Besides the obvious places, “all over” included baseball gloves and the back seat of her pink Cadillac, which children would often slide across whenever she turned a corner.
“We joke that we’re going to put her ashes in a Mary Kay jar,” her daughter Julia Bales said. “She was made for this.”
Caldwell joined Mary Kay in 1966 after being impressed with a facial her friend gave her. A mother and housewife in her 40s at the time, she credits company founder Mary Kay Ash for transforming her into a saleswoman.

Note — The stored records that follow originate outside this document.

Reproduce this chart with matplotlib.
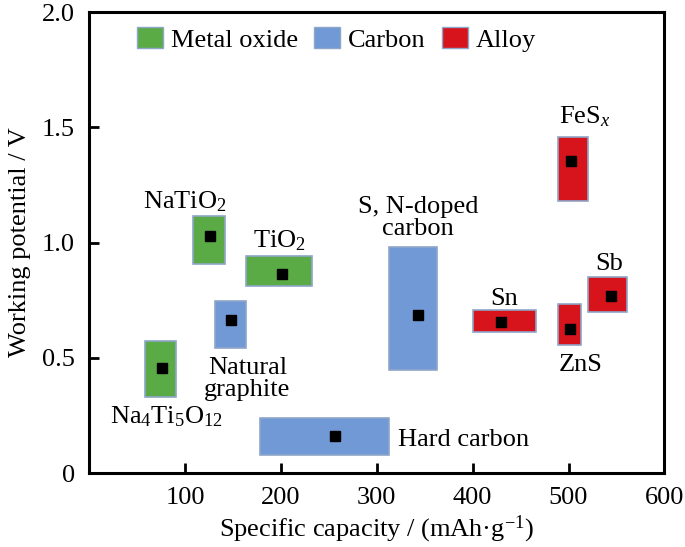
import matplotlib
matplotlib.use("Agg")
import matplotlib.pyplot as plt
from matplotlib.patches import Rectangle, Patch

plt.rcParams['font.family'] = ['Liberation Serif', 'DejaVu Serif']
plt.rcParams['mathtext.fontset'] = 'custom'
plt.rcParams['mathtext.rm'] = 'Liberation Serif'
plt.rcParams['mathtext.it'] = 'Liberation Serif:italic'

# materials: (x_min, x_max, y_min, y_max), centre point, group
names = ['Na4Ti5O12', 'NaTiO2', 'TiO2', 'Natural graphite', 'Hard carbon',
         'S, N-doped carbon', 'Sn', 'FeSx', 'ZnS', 'Sb']
groups = ['oxide', 'oxide', 'oxide', 'carbon', 'carbon',
          'carbon', 'alloy', 'alloy', 'alloy', 'alloy']
x_lo = [58, 108, 164, 131, 178, 313, 400, 489, 489, 520]
x_hi = [91, 142, 233, 164, 313, 363, 466, 520, 513, 561]
y_lo = [0.330, 0.909, 0.811, 0.542, 0.080, 0.448, 0.613, 1.180, 0.554, 0.699]
y_hi = [0.575, 1.116, 0.943, 0.746, 0.239, 0.980, 0.708, 1.460, 0.734, 0.850]
pt_x = [76, 126, 201, 148, 256, 343, 430, 503, 501, 544]
pt_y = [0.458, 1.029, 0.864, 0.663, 0.163, 0.685, 0.655, 1.356, 0.625, 0.769]

labels = [r'Na$_4$Ti$_5$O$_{12}$', r'NaTiO$_2$', r'TiO$_2$', 'Natural\ngraphite',
          'Hard carbon', 'S, N-doped\ncarbon', 'Sn', r'FeS$_x$', 'ZnS', 'Sb']
lab_x = [81, 100, 199, 165, 322, 343, 433, 517, 513, 542]
lab_y = [0.247, 1.177, 1.01, 0.408, 0.145, 1.105, 0.756, 1.548, 0.469, 0.905]
lab_ha = ['center', 'center', 'center', 'center', 'left',
          'center', 'center', 'center', 'center', 'center']

colors = {'oxide': '#5aab46', 'carbon': '#7199d5', 'alloy': '#d7141c'}
legend_names = {'oxide': 'Metal oxide', 'carbon': 'Carbon', 'alloy': 'Alloy'}
edge = '#8ea6c9'

fig = plt.figure(figsize=(6.85, 5.47), dpi=100)
ax = fig.add_axes([0.130, 0.135, 0.840, 0.843])

for i in range(len(names)):
    r = Rectangle((x_lo[i], y_lo[i]), x_hi[i] - x_lo[i], y_hi[i] - y_lo[i],
                  facecolor=colors[groups[i]], edgecolor=edge, linewidth=1.2)
    ax.add_patch(r)
    ax.text(lab_x[i], lab_y[i], labels[i], ha=lab_ha[i], va='center',
            fontsize=19, linespacing=1.0)

ax.plot(pt_x, pt_y, 's', color='black', markersize=6.5, linestyle='none')

handles = [Patch(facecolor=colors[g], edgecolor=edge, label=legend_names[g])
           for g in ['oxide', 'carbon', 'alloy']]
ax.legend(handles=handles, loc='upper center', bbox_to_anchor=(0.43, 1.0),
          ncol=3, frameon=False, fontsize=19, handlelength=1.0,
          handleheight=0.9, handletextpad=0.3, columnspacing=0.6,
          borderaxespad=0.15)

ax.set_xlim(0, 600)
ax.set_ylim(0, 2.0)
ax.set_xticks([100, 200, 300, 400, 500, 600])
ax.set_yticks([0, 0.5, 1.0, 1.5, 2.0])
ax.set_yticklabels(['0', '0.5', '1.0', '1.5', '2.0'])
ax.tick_params(direction='in', length=7, width=2, labelsize=19, pad=10)
for s in ax.spines.values():
    s.set_linewidth(2.2)

ax.set_xlabel('Specific capacity / (mAh·g$^{-1}$)', fontsize=19, labelpad=3)
ax.set_ylabel('Working potential / V', fontsize=19, labelpad=8)

fig.savefig('out.png', dpi=100)
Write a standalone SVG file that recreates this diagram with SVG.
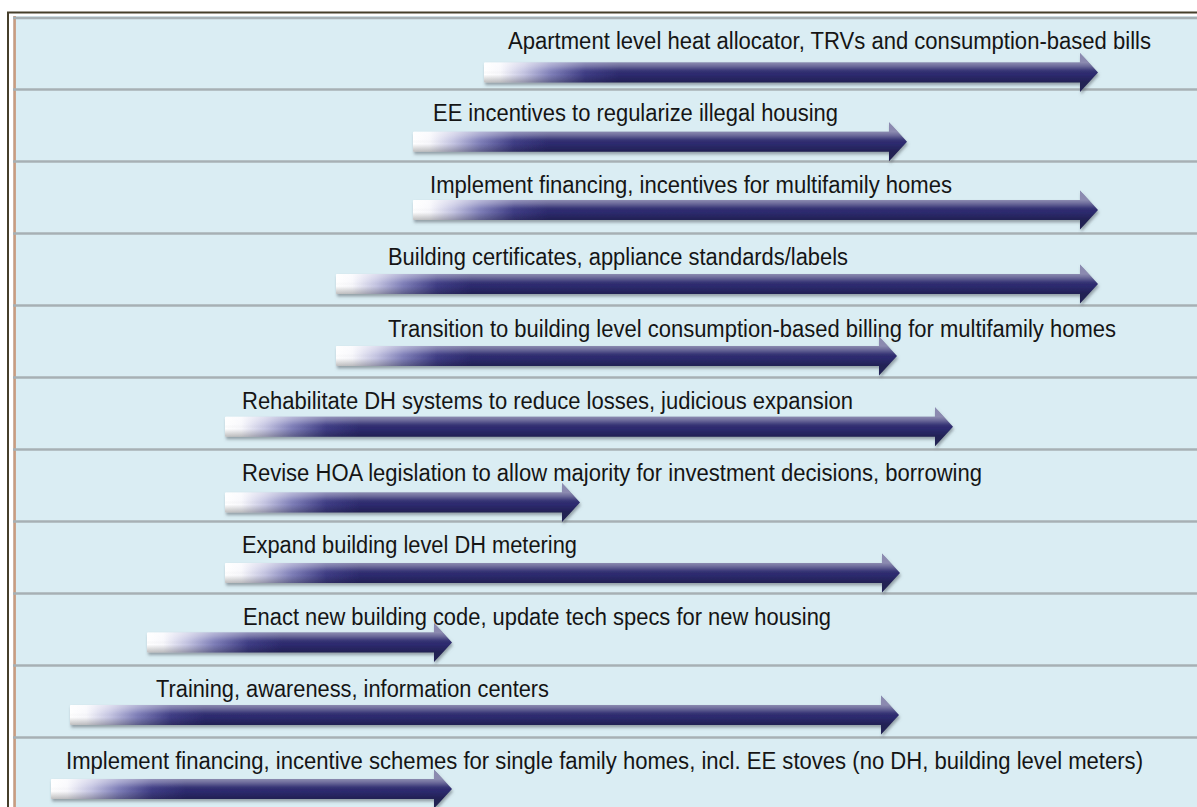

“She turned her into a professional woman who could do anything,” Caldwell’s granddaughter Lisa Vogel said. “Everything that Mary Kay said about the enthusiasm, self-esteem … she is the epitome of those lessons. It’s so much a part of her identity.”
Several family members were among the well-wishers who feted Caldwell at the company’s headquarters Friday.
Three of her Mary Kay friends around the same age were there, too, but Caldwell is the only one still selling products, to about 60 clients.
“We always say, ‘You get into Mary Kay at first, but Mary Kay gets into you,’” said Peggy Davidson, the company’s vice president of U.S. sales. “She was a wise woman to know in 1963 that women needed an opportunity.”
Caldwell said she learned etiquette, confidence and grace from Ash, who “could talk to anybody.”
“It didn’t matter if they got out of the gutter or if they had a crown on their head,” she said.